Commissioner Of Income Tax,excess PROFITS TAX,Hyderabad v. V. JAGAN MOHAN RAO
1969-07-31
A.N.GROVER, J.C.SHAH, V.RAMASWAMI
body1969
DigiLaw.ai
Judgment RAMASWAMI, J. ( 1 ) THE assessee who is the Kartha of a Hindu Undivided Family was assessed in that status for the relevant assessment year, 1944-45, 1945-46, 1946-47 not only to income-tax but also to excess profits tax. On 1/02/1941 he purchased from Randhi Appalaswamy (hereinafter referred to as the vendor) a spinning mill known as Sri Satyanarayana Spinning Mills, Rajahmundry for a sum of Rs. 54,731. The purchase was made at a period when there was litigation between the sons of the vendor and the vendor in respect of the spinning mill and other properties. The sons had filed a suit against the father, the vendor, claiming the schedule properties including the mill as joint family properties and for partition of the same. The vendor claimed that the properties were his self-acquired properties. The District Judge, Rajahmundry held that the properties were the self-acquired properties of the vendor and dismissed the suit of the plaintiffs. Against the Judgment of the District Judge an appeal was filed in the Madras High Court, being A. S. Nos. 175 of 1938. While the appeal was pending on 1/02/1941 the assessee purchased the mill from the vendor who purported to sell the same as the sole owner. In A. S. No. 175 of 1938 the Madras High Court held that the properties of the vendor were not his self-acquired properties but were joint family properties in which the plaintiffs had a two-third share. Against this judgment the vendor preferred an appeal to the Privy Council. While that appeal was pending the assessee had submitted returns for the relevant assessment years. However, before the assessments were taken up the assessee entered into a compromise with the plaintiffs on 7/09/1945 by virtue of which he got a release of the interest of the vendors sons on payment of Rs. 1,15,000. While the appeal was pending before the Privy Council the plaintiffs had applied to the High Court for recovery of their share of the profits. The High Court appointed the assessee as the Receiver directing him to deposit the profits in the High Court. The assessee deposited a sum of Rs. 1,09,613 for the year 1944-45, Rs. 31,087 for the year 1945-46 and Rs. 4,775 for the year 1946-47. Under the compromise the assessee was entitled to withdraw these amounts on payment of Rs. 1,15,000.

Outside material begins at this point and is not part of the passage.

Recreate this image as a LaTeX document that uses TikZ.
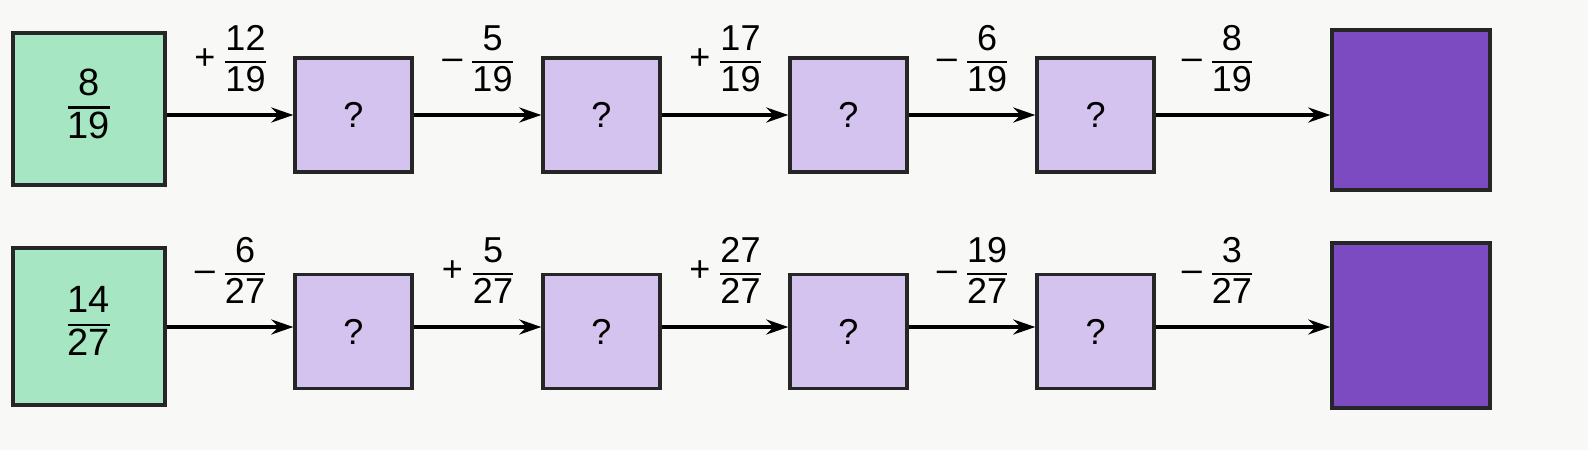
\documentclass[tikz,border=0pt]{standalone}
\usepackage{fontspec}
\setmainfont{Liberation Sans}
\usetikzlibrary{arrows.meta}
\definecolor{bg}{HTML}{F8F8F6}
\definecolor{gfill}{HTML}{A6E6C2}
\definecolor{pl}{HTML}{D5C3EF}
\definecolor{pd}{HTML}{7C4BC2}
\newcommand\fr[2]{{\setlength\arrayrulewidth{2.4pt}\renewcommand\arraystretch{0.85}\begin{tabular}{@{}c@{}}#1\\\hline\noalign{\vskip3pt}#2\end{tabular}}}
\tikzset{
 bx/.style={draw=black!85,line width=3.4pt,inner sep=0pt,font=\fontsize{36}{40}\selectfont},
 st/.style={bx,fill=gfill,minimum width=152pt,minimum height=152pt,font=\fontsize{38}{42}\selectfont},
 sm/.style={bx,fill=pl,minimum width=117pt,minimum height=114pt},
 bg2/.style={bx,fill=pd,minimum width=158pt,minimum height=160pt},
 ar/.style={line width=3.2pt,-{Stealth[length=22pt,width=15pt]}},
 lb/.style={above=12pt,font=\fontsize{36}{40}\selectfont,inner sep=0pt}
}
\begin{document}
\begin{tikzpicture}[x=1pt,y=-1pt]
\fill[bg] (0,0) rectangle (1588,450);
\useasboundingbox (0,0) rectangle (1588,450);
% row 1
\node[st] (a0) at (89,109) {\fr{8}{19}};
\node[sm] (a1) at (353.5,115) {?};
\node[sm] (a2) at (601.5,115) {?};
\node[sm] (a3) at (848.5,115) {?};
\node[sm] (a4) at (1095.5,115) {?};
\node[bg2] (a5) at (1411,110) {};
\draw[ar] (a0.east|-0,115) -- node[lb,pos=0.5]{+ \fr{12}{19}} (a1);
\draw[ar] (a1) -- node[lb]{-- \fr{5}{19}} (a2);
\draw[ar] (a2) -- node[lb]{+ \fr{17}{19}} (a3);
\draw[ar] (a3) -- node[lb]{-- \fr{6}{19}} (a4);
\draw[ar] (a4) -- node[lb,pos=0.35]{-- \fr{8}{19}} (a5.west|-0,115);
% row 2
\node[st,minimum height=157pt] (b0) at (89,326.5) {\fr{14}{27}};
\node[sm] (b1) at (353.5,331.5) {?};
\node[sm] (b2) at (601.5,331.5) {?};
\node[sm] (b3) at (848.5,331.5) {?};
\node[sm] (b4) at (1095.5,331.5) {?};
\node[bg2,minimum height=165pt] (b5) at (1411,325.5) {};
\draw[ar] (b0.east|-0,327) -- node[lb]{-- \fr{6}{27}} (b1.west|-0,327);
\draw[ar] (b1.east|-0,327) -- node[lb]{+ \fr{5}{27}} (b2.west|-0,327);
\draw[ar] (b2.east|-0,327) -- node[lb]{+ \fr{27}{27}} (b3.west|-0,327);
\draw[ar] (b3.east|-0,327) -- node[lb]{-- \fr{19}{27}} (b4.west|-0,327);
\draw[ar] (b4.east|-0,327) -- node[lb,pos=0.35]{-- \fr{3}{27}} (b5.west|-0,327);
\end{tikzpicture}
\end{document}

The High Court appointed the assessee as the Receiver directing him to deposit the profits in the High Court. The assessee deposited a sum of Rs. 1,09,613 for the year 1944-45, Rs. 31,087 for the year 1945-46 and Rs. 4,775 for the year 1946-47. Under the compromise the assessee was entitled to withdraw these amounts on payment of Rs. 1,15,000. The Privy Council decided the appeal on 2/07/1947, AIR 1947 PC 189 reversing the order of the High Court and restoring that of the District Judge holding that Appalaswamy was the absolute owner of the mill and the sons had no right, title or interest therein. On receipt of the Privy Councils decision which finally determined the rights of the parties and the ownership of the assessee in the mill, the Income-tax Officer issued on 2/03/1948 a notice under S. 34 of the Income-tax Act in respect of Rs. 1,09,613 received by the assessee as lease income of the mill. It was contended for the assessee (1) that the proceedings initiated under S. 34 of the Act for the year 1944-45 assessment were invalid in law as there was no new information leading to the discovery that income had escaped assessment, (2) that in any event the assessee was entitled to set off the sum of Rs. 1,15,000 paid to the sons of Appalaswamy under the compromise approved by the High Court for releasing their rights, if any, in the mill against the assessees income from the mill. The Income-tax Officer rejected these contentions and treated the whole amount of Rs. 1,15,000 as paid towards capital expenditure in acquiring an asset. The Appellate Assistant Commissioner rejected the appeal of the assessee. The Tribunal affirmed the order of the Appellate Assistant Commissioner. It held in the first place that the assessee had not disclosed the impugned source of income from the mill in his original assessment, that the matter as to the assessees ownership of the mill was subjudice and that the decision of the Privy Council constituted information not only of law but also as to the factum of the ownership of the Mill and the income therefrom. The Tribunal expressed the view that the sum of Rs.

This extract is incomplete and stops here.